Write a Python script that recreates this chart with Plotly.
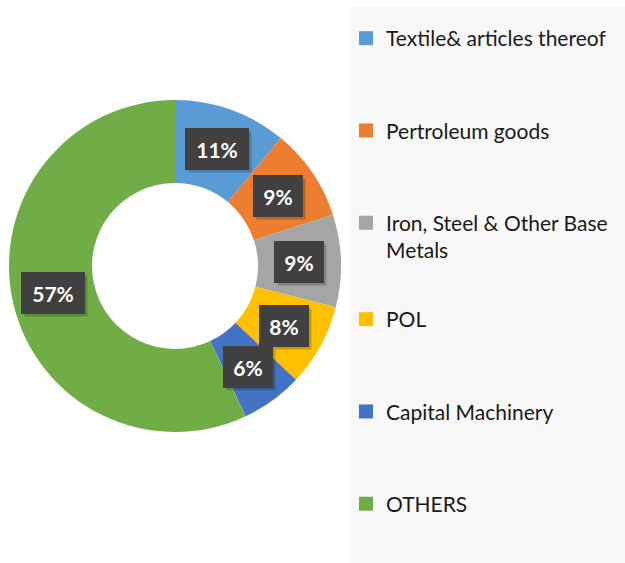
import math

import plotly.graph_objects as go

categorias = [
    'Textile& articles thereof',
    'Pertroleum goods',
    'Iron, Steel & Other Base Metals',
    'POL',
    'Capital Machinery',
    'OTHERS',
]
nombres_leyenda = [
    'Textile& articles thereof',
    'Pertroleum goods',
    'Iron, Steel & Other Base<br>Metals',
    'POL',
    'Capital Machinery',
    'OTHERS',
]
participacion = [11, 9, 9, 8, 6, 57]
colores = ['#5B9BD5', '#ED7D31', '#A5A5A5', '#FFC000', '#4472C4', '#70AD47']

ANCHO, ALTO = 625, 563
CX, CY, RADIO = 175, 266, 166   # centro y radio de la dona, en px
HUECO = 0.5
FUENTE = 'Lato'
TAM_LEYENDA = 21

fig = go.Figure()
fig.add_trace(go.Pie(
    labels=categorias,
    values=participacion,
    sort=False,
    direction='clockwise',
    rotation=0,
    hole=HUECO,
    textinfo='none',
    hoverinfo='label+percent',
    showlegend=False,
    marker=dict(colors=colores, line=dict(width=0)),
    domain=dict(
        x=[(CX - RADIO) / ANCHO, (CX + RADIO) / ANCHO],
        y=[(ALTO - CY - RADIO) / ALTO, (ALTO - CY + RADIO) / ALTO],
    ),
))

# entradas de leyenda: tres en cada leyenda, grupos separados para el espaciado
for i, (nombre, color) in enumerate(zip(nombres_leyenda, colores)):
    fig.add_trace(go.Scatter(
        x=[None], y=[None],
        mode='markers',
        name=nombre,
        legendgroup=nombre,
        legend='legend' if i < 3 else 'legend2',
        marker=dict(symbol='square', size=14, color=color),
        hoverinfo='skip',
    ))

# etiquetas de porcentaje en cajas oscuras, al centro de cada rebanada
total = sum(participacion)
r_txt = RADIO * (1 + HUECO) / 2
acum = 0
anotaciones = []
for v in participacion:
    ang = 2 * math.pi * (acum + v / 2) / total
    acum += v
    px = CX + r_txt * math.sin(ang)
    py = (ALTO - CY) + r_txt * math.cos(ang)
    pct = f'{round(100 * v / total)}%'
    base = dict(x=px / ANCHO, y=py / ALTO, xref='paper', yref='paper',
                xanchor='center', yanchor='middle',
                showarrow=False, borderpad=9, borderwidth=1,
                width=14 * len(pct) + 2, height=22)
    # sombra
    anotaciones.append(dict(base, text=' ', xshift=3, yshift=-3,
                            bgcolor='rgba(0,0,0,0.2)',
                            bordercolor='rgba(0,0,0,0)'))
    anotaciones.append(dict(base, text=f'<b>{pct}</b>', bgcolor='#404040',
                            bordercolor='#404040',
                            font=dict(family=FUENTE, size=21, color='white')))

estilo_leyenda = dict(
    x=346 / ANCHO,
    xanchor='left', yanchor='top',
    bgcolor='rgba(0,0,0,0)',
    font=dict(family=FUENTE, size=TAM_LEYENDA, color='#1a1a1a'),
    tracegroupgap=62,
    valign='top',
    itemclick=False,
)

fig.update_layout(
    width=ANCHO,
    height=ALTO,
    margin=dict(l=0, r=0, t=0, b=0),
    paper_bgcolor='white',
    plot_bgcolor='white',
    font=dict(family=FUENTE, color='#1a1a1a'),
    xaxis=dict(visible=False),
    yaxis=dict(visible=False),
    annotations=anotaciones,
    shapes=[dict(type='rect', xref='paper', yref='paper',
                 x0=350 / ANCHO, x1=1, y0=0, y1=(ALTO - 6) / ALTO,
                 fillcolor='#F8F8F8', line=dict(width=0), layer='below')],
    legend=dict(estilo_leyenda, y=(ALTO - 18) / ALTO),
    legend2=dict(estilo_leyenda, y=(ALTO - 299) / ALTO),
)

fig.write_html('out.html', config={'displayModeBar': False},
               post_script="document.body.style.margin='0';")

........

**WHAT TO DO**
Except for the pictures, copy the material above exactly.

**WRITTEN REPLY**
Write a Python script that recreates this chart with Plotly.
import math

import plotly.graph_objects as go

categorias = [
    'Textile& articles thereof',
    'Pertroleum goods',
    'Iron, Steel & Other Base Metals',
    'POL',
    'Capital Machinery',
    'OTHERS',
]
nombres_leyenda = [
    'Textile& articles thereof',
    'Pertroleum goods',
    'Iron, Steel & Other Base<br>Metals',
    'POL',
    'Capital Machinery',
    'OTHERS',
]
participacion = [11, 9, 9, 8, 6, 57]
colores = ['#5B9BD5', '#ED7D31', '#A5A5A5', '#FFC000', '#4472C4', '#70AD47']

ANCHO, ALTO = 625, 563
CX, CY, RADIO = 175, 266, 166   # centro y radio de la dona, en px
HUECO = 0.5
FUENTE = 'Lato'
TAM_LEYENDA = 21

fig = go.Figure()
fig.add_trace(go.Pie(
    labels=categorias,
    values=participacion,
    sort=False,
    direction='clockwise',
    rotation=0,
    hole=HUECO,
    textinfo='none',
    hoverinfo='label+percent',
    showlegend=False,
    marker=dict(colors=colores, line=dict(width=0)),
    domain=dict(
        x=[(CX - RADIO) / ANCHO, (CX + RADIO) / ANCHO],
        y=[(ALTO - CY - RADIO) / ALTO, (ALTO - CY + RADIO) / ALTO],
    ),
))

# entradas de leyenda: tres en cada leyenda, grupos separados para el espaciado
for i, (nombre, color) in enumerate(zip(nombres_leyenda, colores)):
    fig.add_trace(go.Scatter(
        x=[None], y=[None],
        mode='markers',
        name=nombre,
        legendgroup=nombre,
        legend='legend' if i < 3 else 'legend2',
        marker=dict(symbol='square', size=14, color=color),
        hoverinfo='skip',
    ))

# etiquetas de porcentaje en cajas oscuras, al centro de cada rebanada
total = sum(participacion)
r_txt = RADIO * (1 + HUECO) / 2
acum = 0
anotaciones = []
for v in participacion:
    ang = 2 * math.pi * (acum + v / 2) / total
    acum += v
    px = CX + r_txt * math.sin(ang)
    py = (ALTO - CY) + r_txt * math.cos(ang)
    pct = f'{round(100 * v / total)}%'
    base = dict(x=px / ANCHO, y=py / ALTO, xref='paper', yref='paper',
                xanchor='center', yanchor='middle',
                showarrow=False, borderpad=9, borderwidth=1,
                width=14 * len(pct) + 2, height=22)
    # sombra
    anotaciones.append(dict(base, text=' ', xshift=3, yshift=-3,
                            bgcolor='rgba(0,0,0,0.2)',
                            bordercolor='rgba(0,0,0,0)'))
    anotaciones.append(dict(base, text=f'<b>{pct}</b>', bgcolor='#404040',
                            bordercolor='#404040',
                            font=dict(family=FUENTE, size=21, color='white')))

estilo_leyenda = dict(
    x=346 / ANCHO,
    xanchor='left', yanchor='top',
    bgcolor='rgba(0,0,0,0)',
    font=dict(family=FUENTE, size=TAM_LEYENDA, color='#1a1a1a'),
    tracegroupgap=62,
    valign='top',
    itemclick=False,
)

fig.update_layout(
    width=ANCHO,
    height=ALTO,
    margin=dict(l=0, r=0, t=0, b=0),
    paper_bgcolor='white',
    plot_bgcolor='white',
    font=dict(family=FUENTE, color='#1a1a1a'),
    xaxis=dict(visible=False),
    yaxis=dict(visible=False),
    annotations=anotaciones,
    shapes=[dict(type='rect', xref='paper', yref='paper',
                 x0=350 / ANCHO, x1=1, y0=0, y1=(ALTO - 6) / ALTO,
                 fillcolor='#F8F8F8', line=dict(width=0), layer='below')],
    legend=dict(estilo_leyenda, y=(ALTO - 18) / ALTO),
    legend2=dict(estilo_leyenda, y=(ALTO - 299) / ALTO),
)

fig.write_html('out.html', config={'displayModeBar': False},
               post_script="document.body.style.margin='0';")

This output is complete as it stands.